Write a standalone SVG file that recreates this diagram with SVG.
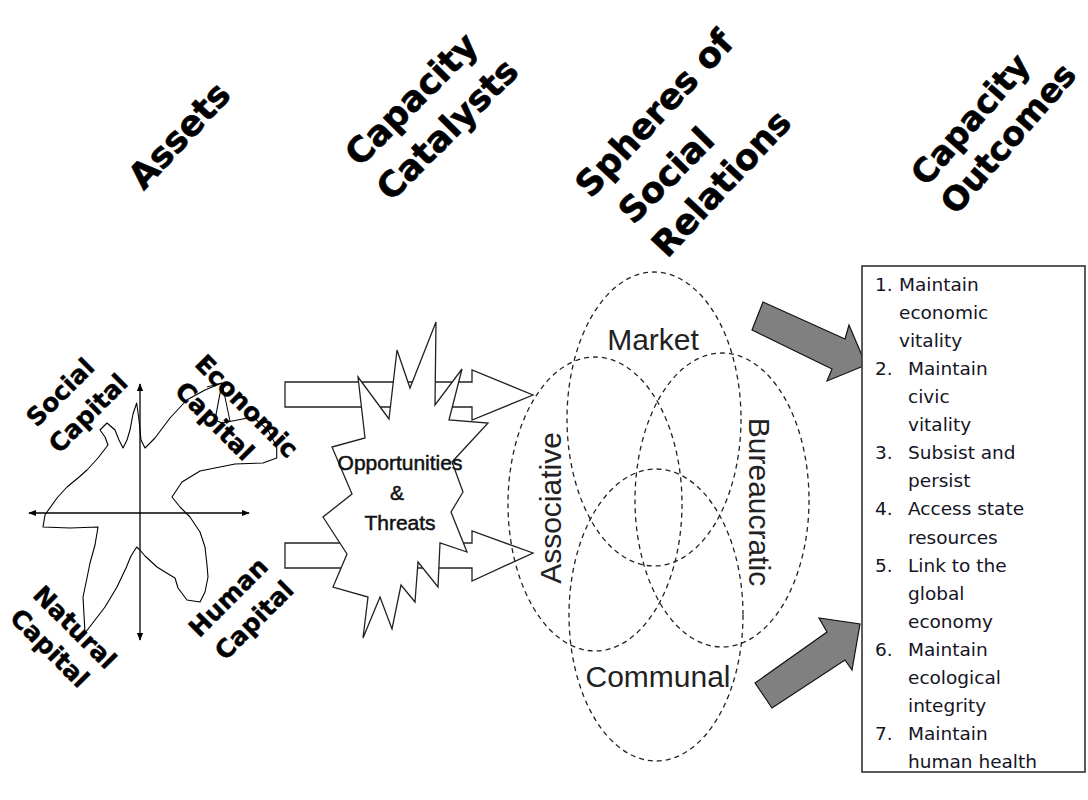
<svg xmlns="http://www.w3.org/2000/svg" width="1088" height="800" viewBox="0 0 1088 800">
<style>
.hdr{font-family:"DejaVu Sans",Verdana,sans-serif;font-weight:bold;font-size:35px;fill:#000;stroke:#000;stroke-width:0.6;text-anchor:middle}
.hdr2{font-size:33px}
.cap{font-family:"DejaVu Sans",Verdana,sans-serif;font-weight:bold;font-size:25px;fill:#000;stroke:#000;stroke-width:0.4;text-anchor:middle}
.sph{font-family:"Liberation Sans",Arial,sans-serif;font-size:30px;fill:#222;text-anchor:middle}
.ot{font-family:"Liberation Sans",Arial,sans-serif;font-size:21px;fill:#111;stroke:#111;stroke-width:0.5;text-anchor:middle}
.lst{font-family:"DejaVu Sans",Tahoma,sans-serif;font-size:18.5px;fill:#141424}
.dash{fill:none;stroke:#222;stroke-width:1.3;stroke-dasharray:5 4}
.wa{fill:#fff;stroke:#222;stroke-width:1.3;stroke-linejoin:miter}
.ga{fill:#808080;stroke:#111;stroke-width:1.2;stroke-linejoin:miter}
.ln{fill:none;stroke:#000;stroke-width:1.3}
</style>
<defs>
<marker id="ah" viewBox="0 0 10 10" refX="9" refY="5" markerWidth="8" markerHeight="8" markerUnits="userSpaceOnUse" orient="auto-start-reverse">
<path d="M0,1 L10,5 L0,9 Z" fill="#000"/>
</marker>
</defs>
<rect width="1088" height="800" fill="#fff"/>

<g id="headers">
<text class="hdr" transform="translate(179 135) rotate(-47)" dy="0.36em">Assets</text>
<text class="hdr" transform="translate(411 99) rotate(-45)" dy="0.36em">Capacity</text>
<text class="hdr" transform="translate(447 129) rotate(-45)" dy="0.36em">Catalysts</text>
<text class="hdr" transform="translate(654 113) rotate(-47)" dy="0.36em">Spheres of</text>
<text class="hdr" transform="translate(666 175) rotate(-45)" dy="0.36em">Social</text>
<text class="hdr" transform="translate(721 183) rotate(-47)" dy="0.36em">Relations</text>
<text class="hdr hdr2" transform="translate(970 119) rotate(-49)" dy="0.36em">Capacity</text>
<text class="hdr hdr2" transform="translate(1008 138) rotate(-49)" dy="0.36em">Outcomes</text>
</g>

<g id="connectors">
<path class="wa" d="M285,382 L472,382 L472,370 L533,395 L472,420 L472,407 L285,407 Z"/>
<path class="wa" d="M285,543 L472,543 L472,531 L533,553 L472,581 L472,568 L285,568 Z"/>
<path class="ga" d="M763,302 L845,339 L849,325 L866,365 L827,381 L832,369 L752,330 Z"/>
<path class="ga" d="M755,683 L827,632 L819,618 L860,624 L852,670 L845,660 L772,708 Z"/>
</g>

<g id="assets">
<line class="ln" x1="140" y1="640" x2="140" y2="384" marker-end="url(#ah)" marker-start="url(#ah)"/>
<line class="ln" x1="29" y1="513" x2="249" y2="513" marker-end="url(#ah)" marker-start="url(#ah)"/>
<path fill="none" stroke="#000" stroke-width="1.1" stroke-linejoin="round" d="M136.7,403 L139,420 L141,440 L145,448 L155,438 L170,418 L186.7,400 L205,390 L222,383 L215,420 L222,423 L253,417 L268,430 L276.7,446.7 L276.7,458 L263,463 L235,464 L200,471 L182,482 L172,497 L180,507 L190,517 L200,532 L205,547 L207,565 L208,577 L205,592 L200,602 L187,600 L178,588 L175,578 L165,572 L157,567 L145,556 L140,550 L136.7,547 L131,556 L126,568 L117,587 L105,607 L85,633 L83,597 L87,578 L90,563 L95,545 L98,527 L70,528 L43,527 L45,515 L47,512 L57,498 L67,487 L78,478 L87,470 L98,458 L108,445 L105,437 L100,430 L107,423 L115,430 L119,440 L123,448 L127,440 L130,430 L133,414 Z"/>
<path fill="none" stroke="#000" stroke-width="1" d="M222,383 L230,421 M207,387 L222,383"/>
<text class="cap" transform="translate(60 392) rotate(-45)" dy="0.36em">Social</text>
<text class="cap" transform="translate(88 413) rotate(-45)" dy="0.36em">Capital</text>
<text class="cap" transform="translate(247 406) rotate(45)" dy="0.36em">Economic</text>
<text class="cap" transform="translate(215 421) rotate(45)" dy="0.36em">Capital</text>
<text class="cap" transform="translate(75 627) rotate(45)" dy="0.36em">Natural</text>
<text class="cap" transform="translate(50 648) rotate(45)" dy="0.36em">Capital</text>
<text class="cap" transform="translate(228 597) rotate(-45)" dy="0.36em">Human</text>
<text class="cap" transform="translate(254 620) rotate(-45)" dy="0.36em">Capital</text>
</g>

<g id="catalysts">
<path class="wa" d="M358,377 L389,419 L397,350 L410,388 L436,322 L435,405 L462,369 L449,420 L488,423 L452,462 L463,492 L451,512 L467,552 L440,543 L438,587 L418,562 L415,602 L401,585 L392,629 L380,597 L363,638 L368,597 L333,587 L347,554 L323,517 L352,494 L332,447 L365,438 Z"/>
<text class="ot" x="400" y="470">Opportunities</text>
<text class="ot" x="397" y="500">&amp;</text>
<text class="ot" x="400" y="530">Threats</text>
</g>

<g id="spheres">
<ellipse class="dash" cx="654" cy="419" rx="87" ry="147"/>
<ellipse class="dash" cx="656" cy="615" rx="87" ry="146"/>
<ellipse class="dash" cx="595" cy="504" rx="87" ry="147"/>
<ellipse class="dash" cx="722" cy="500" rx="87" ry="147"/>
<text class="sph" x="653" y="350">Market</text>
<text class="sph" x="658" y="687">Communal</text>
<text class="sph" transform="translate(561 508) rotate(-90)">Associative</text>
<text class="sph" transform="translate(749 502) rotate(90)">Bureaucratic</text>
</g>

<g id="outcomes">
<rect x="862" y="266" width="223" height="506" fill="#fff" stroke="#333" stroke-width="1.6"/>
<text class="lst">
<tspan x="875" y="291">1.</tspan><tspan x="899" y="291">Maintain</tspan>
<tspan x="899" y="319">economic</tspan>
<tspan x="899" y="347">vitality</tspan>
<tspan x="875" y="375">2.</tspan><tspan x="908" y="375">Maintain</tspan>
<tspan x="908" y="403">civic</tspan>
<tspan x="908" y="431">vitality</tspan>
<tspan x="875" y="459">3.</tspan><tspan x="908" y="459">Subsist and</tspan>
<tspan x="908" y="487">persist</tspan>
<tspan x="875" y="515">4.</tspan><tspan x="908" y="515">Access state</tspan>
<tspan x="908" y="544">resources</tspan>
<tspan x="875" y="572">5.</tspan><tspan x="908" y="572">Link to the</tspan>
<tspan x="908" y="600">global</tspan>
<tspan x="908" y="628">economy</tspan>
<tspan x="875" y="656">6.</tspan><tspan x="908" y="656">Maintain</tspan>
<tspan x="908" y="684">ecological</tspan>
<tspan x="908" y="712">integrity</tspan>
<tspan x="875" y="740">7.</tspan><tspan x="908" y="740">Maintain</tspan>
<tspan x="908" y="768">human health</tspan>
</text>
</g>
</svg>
^^^^^^^^
# Written request:
Transcribe the listing above verbatim. Omit the pictures.

# Solution:
Write a standalone SVG file that recreates this diagram with SVG.
<svg xmlns="http://www.w3.org/2000/svg" width="1088" height="800" viewBox="0 0 1088 800">
<style>
.hdr{font-family:"DejaVu Sans",Verdana,sans-serif;font-weight:bold;font-size:35px;fill:#000;stroke:#000;stroke-width:0.6;text-anchor:middle}
.hdr2{font-size:33px}
.cap{font-family:"DejaVu Sans",Verdana,sans-serif;font-weight:bold;font-size:25px;fill:#000;stroke:#000;stroke-width:0.4;text-anchor:middle}
.sph{font-family:"Liberation Sans",Arial,sans-serif;font-size:30px;fill:#222;text-anchor:middle}
.ot{font-family:"Liberation Sans",Arial,sans-serif;font-size:21px;fill:#111;stroke:#111;stroke-width:0.5;text-anchor:middle}
.lst{font-family:"DejaVu Sans",Tahoma,sans-serif;font-size:18.5px;fill:#141424}
.dash{fill:none;stroke:#222;stroke-width:1.3;stroke-dasharray:5 4}
.wa{fill:#fff;stroke:#222;stroke-width:1.3;stroke-linejoin:miter}
.ga{fill:#808080;stroke:#111;stroke-width:1.2;stroke-linejoin:miter}
.ln{fill:none;stroke:#000;stroke-width:1.3}
</style>
<defs>
<marker id="ah" viewBox="0 0 10 10" refX="9" refY="5" markerWidth="8" markerHeight="8" markerUnits="userSpaceOnUse" orient="auto-start-reverse">
<path d="M0,1 L10,5 L0,9 Z" fill="#000"/>
</marker>
</defs>
<rect width="1088" height="800" fill="#fff"/>

<g id="headers">
<text class="hdr" transform="translate(179 135) rotate(-47)" dy="0.36em">Assets</text>
<text class="hdr" transform="translate(411 99) rotate(-45)" dy="0.36em">Capacity</text>
<text class="hdr" transform="translate(447 129) rotate(-45)" dy="0.36em">Catalysts</text>
<text class="hdr" transform="translate(654 113) rotate(-47)" dy="0.36em">Spheres of</text>
<text class="hdr" transform="translate(666 175) rotate(-45)" dy="0.36em">Social</text>
<text class="hdr" transform="translate(721 183) rotate(-47)" dy="0.36em">Relations</text>
<text class="hdr hdr2" transform="translate(970 119) rotate(-49)" dy="0.36em">Capacity</text>
<text class="hdr hdr2" transform="translate(1008 138) rotate(-49)" dy="0.36em">Outcomes</text>
</g>

<g id="connectors">
<path class="wa" d="M285,382 L472,382 L472,370 L533,395 L472,420 L472,407 L285,407 Z"/>
<path class="wa" d="M285,543 L472,543 L472,531 L533,553 L472,581 L472,568 L285,568 Z"/>
<path class="ga" d="M763,302 L845,339 L849,325 L866,365 L827,381 L832,369 L752,330 Z"/>
<path class="ga" d="M755,683 L827,632 L819,618 L860,624 L852,670 L845,660 L772,708 Z"/>
</g>

<g id="assets">
<line class="ln" x1="140" y1="640" x2="140" y2="384" marker-end="url(#ah)" marker-start="url(#ah)"/>
<line class="ln" x1="29" y1="513" x2="249" y2="513" marker-end="url(#ah)" marker-start="url(#ah)"/>
<path fill="none" stroke="#000" stroke-width="1.1" stroke-linejoin="round" d="M136.7,403 L139,420 L141,440 L145,448 L155,438 L170,418 L186.7,400 L205,390 L222,383 L215,420 L222,423 L253,417 L268,430 L276.7,446.7 L276.7,458 L263,463 L235,464 L200,471 L182,482 L172,497 L180,507 L190,517 L200,532 L205,547 L207,565 L208,577 L205,592 L200,602 L187,600 L178,588 L175,578 L165,572 L157,567 L145,556 L140,550 L136.7,547 L131,556 L126,568 L117,587 L105,607 L85,633 L83,597 L87,578 L90,563 L95,545 L98,527 L70,528 L43,527 L45,515 L47,512 L57,498 L67,487 L78,478 L87,470 L98,458 L108,445 L105,437 L100,430 L107,423 L115,430 L119,440 L123,448 L127,440 L130,430 L133,414 Z"/>
<path fill="none" stroke="#000" stroke-width="1" d="M222,383 L230,421 M207,387 L222,383"/>
<text class="cap" transform="translate(60 392) rotate(-45)" dy="0.36em">Social</text>
<text class="cap" transform="translate(88 413) rotate(-45)" dy="0.36em">Capital</text>
<text class="cap" transform="translate(247 406) rotate(45)" dy="0.36em">Economic</text>
<text class="cap" transform="translate(215 421) rotate(45)" dy="0.36em">Capital</text>
<text class="cap" transform="translate(75 627) rotate(45)" dy="0.36em">Natural</text>
<text class="cap" transform="translate(50 648) rotate(45)" dy="0.36em">Capital</text>
<text class="cap" transform="translate(228 597) rotate(-45)" dy="0.36em">Human</text>
<text class="cap" transform="translate(254 620) rotate(-45)" dy="0.36em">Capital</text>
</g>

<g id="catalysts">
<path class="wa" d="M358,377 L389,419 L397,350 L410,388 L436,322 L435,405 L462,369 L449,420 L488,423 L452,462 L463,492 L451,512 L467,552 L440,543 L438,587 L418,562 L415,602 L401,585 L392,629 L380,597 L363,638 L368,597 L333,587 L347,554 L323,517 L352,494 L332,447 L365,438 Z"/>
<text class="ot" x="400" y="470">Opportunities</text>
<text class="ot" x="397" y="500">&amp;</text>
<text class="ot" x="400" y="530">Threats</text>
</g>

<g id="spheres">
<ellipse class="dash" cx="654" cy="419" rx="87" ry="147"/>
<ellipse class="dash" cx="656" cy="615" rx="87" ry="146"/>
<ellipse class="dash" cx="595" cy="504" rx="87" ry="147"/>
<ellipse class="dash" cx="722" cy="500" rx="87" ry="147"/>
<text class="sph" x="653" y="350">Market</text>
<text class="sph" x="658" y="687">Communal</text>
<text class="sph" transform="translate(561 508) rotate(-90)">Associative</text>
<text class="sph" transform="translate(749 502) rotate(90)">Bureaucratic</text>
</g>

<g id="outcomes">
<rect x="862" y="266" width="223" height="506" fill="#fff" stroke="#333" stroke-width="1.6"/>
<text class="lst">
<tspan x="875" y="291">1.</tspan><tspan x="899" y="291">Maintain</tspan>
<tspan x="899" y="319">economic</tspan>
<tspan x="899" y="347">vitality</tspan>
<tspan x="875" y="375">2.</tspan><tspan x="908" y="375">Maintain</tspan>
<tspan x="908" y="403">civic</tspan>
<tspan x="908" y="431">vitality</tspan>
<tspan x="875" y="459">3.</tspan><tspan x="908" y="459">Subsist and</tspan>
<tspan x="908" y="487">persist</tspan>
<tspan x="875" y="515">4.</tspan><tspan x="908" y="515">Access state</tspan>
<tspan x="908" y="544">resources</tspan>
<tspan x="875" y="572">5.</tspan><tspan x="908" y="572">Link to the</tspan>
<tspan x="908" y="600">global</tspan>
<tspan x="908" y="628">economy</tspan>
<tspan x="875" y="656">6.</tspan><tspan x="908" y="656">Maintain</tspan>
<tspan x="908" y="684">ecological</tspan>
<tspan x="908" y="712">integrity</tspan>
<tspan x="875" y="740">7.</tspan><tspan x="908" y="740">Maintain</tspan>
<tspan x="908" y="768">human health</tspan>
</text>
</g>
</svg>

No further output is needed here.